Our hero, playing solo on guitar and a nine foot Steinway piano no less – which Young claims in one of his obiters he insisted on contractually to add a bit of eccentricity – features five songs from his (then) recently released album, After The Gold Rush, as well as a handful of songs from his stint with Buffalo Springfield and two new songs, Old Man and Bad Fog Of Loneliness which were destined to feature on Harvest (released in 1972) and Live At Massey hall (2007) respectively.
The album finds Young in a relaxed mood – his singing is clear and expressive – and he interacts well with the crowd who appear appreciative, albeit few in number. For once, retaining the artist’s inter-number banter adds to the experience rather than detracts – unlike Dylan’s generally embarrassing, self-conscious mumbling, for example. The track for the collectors is the piano version of the classic Cinnamon Girl – I am not aware that he has released another piano version of this old fave. The stand-out track IMHO is the title track to the Gold Rush album which sees Young tinkling the ivories for the first time on the album, closely followed by a truly awesome rendition of Down By The River.
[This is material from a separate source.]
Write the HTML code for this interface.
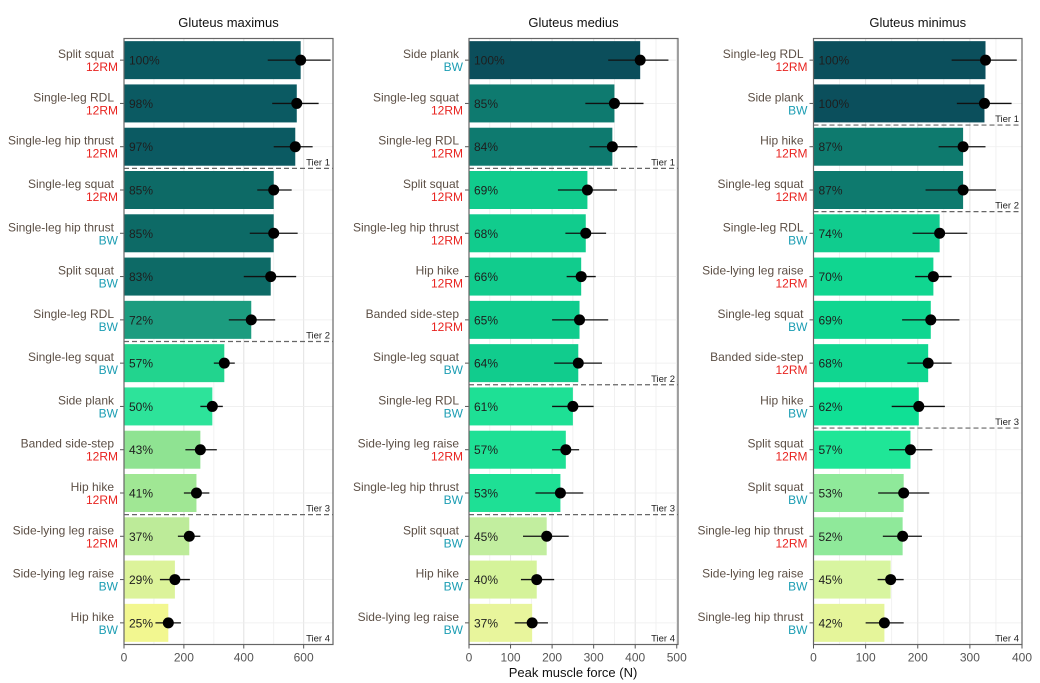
<!DOCTYPE html>
<html><head><meta charset="utf-8">
<style>
html,body{margin:0;padding:0;background:#fff;}
svg{display:block;font-family:"Liberation Sans",Arial,sans-serif;}
</style></head>
<body>
<svg id="chart" width="1040" height="683" viewBox="0 0 1040 683" xmlns="http://www.w3.org/2000/svg"></svg>
<script>
// ---- Gluteus maximus ----
const maxNames = ["Split squat","Single-leg RDL","Single-leg hip thrust","Single-leg squat","Single-leg hip thrust","Split squat","Single-leg RDL","Single-leg squat","Side plank","Banded side-step","Hip hike","Side-lying leg raise","Side-lying leg raise","Hip hike"];
const maxLoad = ["12RM","12RM","12RM","12RM","BW","BW","BW","BW","BW","12RM","12RM","12RM","BW","BW"];
const maxForce = [590,577,572,500,500,490,425,335,295,255,242,218,170,148];
const maxLo = [480,495,500,445,420,400,350,300,255,205,200,180,120,105];
const maxHi = [690,650,630,560,580,575,505,370,330,310,285,255,220,190];
const maxPct = ["100%","98%","97%","85%","85%","83%","72%","57%","50%","43%","41%","37%","29%","25%"];
const maxTierEnds = [3,7,11,14];
const maxTicks = [0,200,400,600];
// ---- Gluteus medius ----
const medNames = ["Side plank","Single-leg squat","Single-leg RDL","Split squat","Single-leg hip thrust","Hip hike","Banded side-step","Single-leg squat","Single-leg RDL","Side-lying leg raise","Single-leg hip thrust","Split squat","Hip hike","Side-lying leg raise"];
const medLoad = ["BW","12RM","12RM","12RM","12RM","12RM","12RM","BW","BW","12RM","BW","BW","BW","BW"];
const medForce = [412,350,345,285,281,270,266,263,250,233,220,187,163,152];
const medLo = [335,280,290,214,232,235,200,205,200,200,160,130,125,110];
const medHi = [480,420,405,356,330,305,335,320,300,265,275,240,205,190];
const medPct = ["100%","85%","84%","69%","68%","66%","65%","64%","61%","57%","53%","45%","40%","37%"];
const medTierEnds = [3,8,11,14];
const medTicks = [0,100,200,300,400,500];
// ---- Gluteus minimus ----
const minNames = ["Single-leg RDL","Side plank","Hip hike","Single-leg squat","Single-leg RDL","Side-lying leg raise","Single-leg squat","Banded side-step","Hip hike","Split squat","Split squat","Single-leg hip thrust","Side-lying leg raise","Single-leg hip thrust"];
const minLoad = ["12RM","BW","12RM","12RM","BW","12RM","BW","12RM","BW","12RM","BW","12RM","BW","BW"];
const minForce = [330,328,287,287,242,230,225,220,202,186,173,171,148,136];
const minLo = [265,275,240,215,190,195,170,180,150,145,124,133,123,100];
const minHi = [390,380,330,350,295,265,280,265,252,228,222,208,173,173];
const minPct = ["100%","100%","87%","87%","74%","70%","69%","68%","62%","57%","53%","52%","45%","42%"];
const minTierEnds = [2,4,9,14];
const minTicks = [0,100,200,300,400];

const maxColors = ["#0b5a62","#0b5a62","#0b5a62","#0d6a66","#0d6a66","#0d6a66","#1c9c7f","#22d48e","#2de39a","#8fe392","#a0e794","#bdeb99","#dcf39a","#f2f790"];
const medColors = ["#0b4e5b","#0e7a6f","#0e7a6f","#11cc8d","#11cc8d","#11cc8d","#11cc8d","#11cc8d","#1ee095","#1ee095","#1ee095","#c2ee9f","#d5f39a","#e8f59c"];
const minColors = ["#0b4f5c","#0b4f5c","#0e7a6e","#0e7a6e","#10cc8e","#10d690","#10d690","#10d690","#10e095","#1fe697","#8fe99a","#8fe99a","#d8f5a0","#e5f59a"];

const svg = document.getElementById('chart');
const NS = "http://www.w3.org/2000/svg";
function mk(tag, attrs, parent, text){
  const e = document.createElementNS(NS, tag);
  for (const k in attrs) e.setAttribute(k, attrs[k]);
  if (text !== undefined) e.textContent = text;
  (parent||svg).appendChild(e);
  return e;
}
const TOP = 38.5, BOT = 644.5, N = 14;
const rowH = (BOT - TOP) / N;

function panel(cfg){
  const g = mk('g', {});
  
  
  const x0 = cfg.x0, x1 = cfg.x1, xmax = cfg.xmax;
  const sx = v => x0 + (v / xmax) * (x1 - x0);
  const yc = i => TOP + rowH * (i + 0.5);
  for (let t = 0; t <= xmax; t += cfg.minor) {
    const l = mk('line', {x1:sx(t), x2:sx(t), y1:TOP, y2:BOT, stroke:'#eeeeee', 'stroke-width':0.8}, g);
    
    
  }
  cfg.ticks.forEach(t => {
    const l = mk('line', {x1:sx(t), x2:sx(t), y1:TOP, y2:BOT, stroke:'#e4e4e4', 'stroke-width':1}, g);
    
    
  });
  for (let i = 0; i < N; i++) {
    const l = mk('line', {x1:x0, x2:x1, y1:yc(i), y2:yc(i), stroke:'#eeeeee', 'stroke-width':0.8}, g);
    
    
  }
  for (let i = 0; i < N; i++) {
    const b = mk('rect', {x:x0, y:yc(i) - 19, width:sx(cfg.force[i]) - x0, height:38, fill:cfg.colors[i]}, g);
    
    
    const p = mk('text', {x:x0 + 5, y:yc(i) + 4.5, 'font-size':12, fill:'#1e1e1e'}, g, cfg.pct[i]);
    
    
    const eb = mk('line', {x1:sx(cfg.lo[i]), x2:sx(cfg.hi[i]), y1:yc(i), y2:yc(i), stroke:'#111', 'stroke-width':1.3}, g);
    
    
    const d = mk('circle', {cx:sx(cfg.force[i]), cy:yc(i), r:5.5, fill:'#000'}, g);
    
    
    const tk = mk('line', {x1:x0 - 4, x2:x0, y1:yc(i), y2:yc(i), stroke:'#555', 'stroke-width':1}, g);
    
    
    const nl = mk('text', {x:x0 - 10, y:yc(i) - 2, 'font-size':12, fill:'#5c4f45', 'text-anchor':'end'}, g, cfg.names[i]);
    
    
    const ll = mk('text', {x:x0 - 6, y:yc(i) + 11, 'font-size':12, fill: cfg.load[i] === 'BW' ? '#1b9db3' : '#e8231f', 'text-anchor':'end'}, g, cfg.load[i]);
    
    
  }
  cfg.tiers.forEach((e, k) => {
    const y = TOP + rowH * e;
    if (e < N) {
      const dl = mk('line', {x1:x0, x2:x1, y1:y, y2:y, stroke:'#666', 'stroke-width':1.2, 'stroke-dasharray':'5,3'}, g);
      
      
    }
    const tl = mk('text', {x:x1 - 3, y:(e < N ? y - 3 : BOT - 3), 'font-size':9.5, fill:'#222', 'text-anchor':'end'}, g, 'Tier ' + (k + 1));
    
    
  });
  const fr = mk('rect', {x:x0, y:TOP, width:x1 - x0, height:BOT - TOP, fill:'none', stroke:'#666', 'stroke-width':1.2}, g);
  
  
  cfg.ticks.forEach(t => {
    const l = mk('line', {x1:sx(t), x2:sx(t), y1:BOT, y2:BOT + 4, stroke:'#555', 'stroke-width':1}, g);
    
    
    const tx = mk('text', {x:sx(t), y:BOT + 17, 'font-size':12, fill:'#555', 'text-anchor':'middle'}, g, String(t));
    
    
  });
  const ti = mk('text', {x:(x0 + x1) / 2, y:27, 'font-size':13, fill:'#111', 'text-anchor':'middle'}, g, cfg.title);
  
  
}

panel({id:'gluteus-maximus', title:'Gluteus maximus', x0:124, x1:333, xmax:698, minor:100, ticks:maxTicks,
  names:maxNames, load:maxLoad, force:maxForce, lo:maxLo, hi:maxHi, pct:maxPct, tiers:maxTierEnds, colors:maxColors});
panel({id:'gluteus-medius', title:'Gluteus medius', x0:469, x1:678, xmax:503, minor:50, ticks:medTicks,
  names:medNames, load:medLoad, force:medForce, lo:medLo, hi:medHi, pct:medPct, tiers:medTierEnds, colors:medColors});
panel({id:'gluteus-minimus', title:'Gluteus minimus', x0:813.5, x1:1022, xmax:400, minor:50, ticks:minTicks,
  names:minNames, load:minLoad, force:minForce, lo:minLo, hi:minHi, pct:minPct, tiers:minTierEnds, colors:minColors});

const xt = mk('text', {x:573, y:677, 'font-size':13, fill:'#111', 'text-anchor':'middle'}, svg, 'Peak muscle force (N)');


</script>
</body></html>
In my mind Young has never really recovered from the obvious association between him and Neil, the stoned hippy in the Young Ones. And true to form the sense of being high (metaphorically and physically) pervades the album – what with the beautiful take of the old Buffalo’s standard, Expecting To Fly and Flying On The Ground Is Wrong – a song Young introduces as being about dope, mostly just grass. I had forgotten how pastoral Young’s songs were from that era and rediscovering that is one of the many pleasures to be derived from this album.
If you have not stumbled across Young’s work from the period, this is as good an introduction as any. If you want to experience intimately an artist at one with his art, check it out. For once, this album adds to the appreciation of its artist’s oeuvre rather than just being a cynical repackaging of old stuff to meet contractual obligations.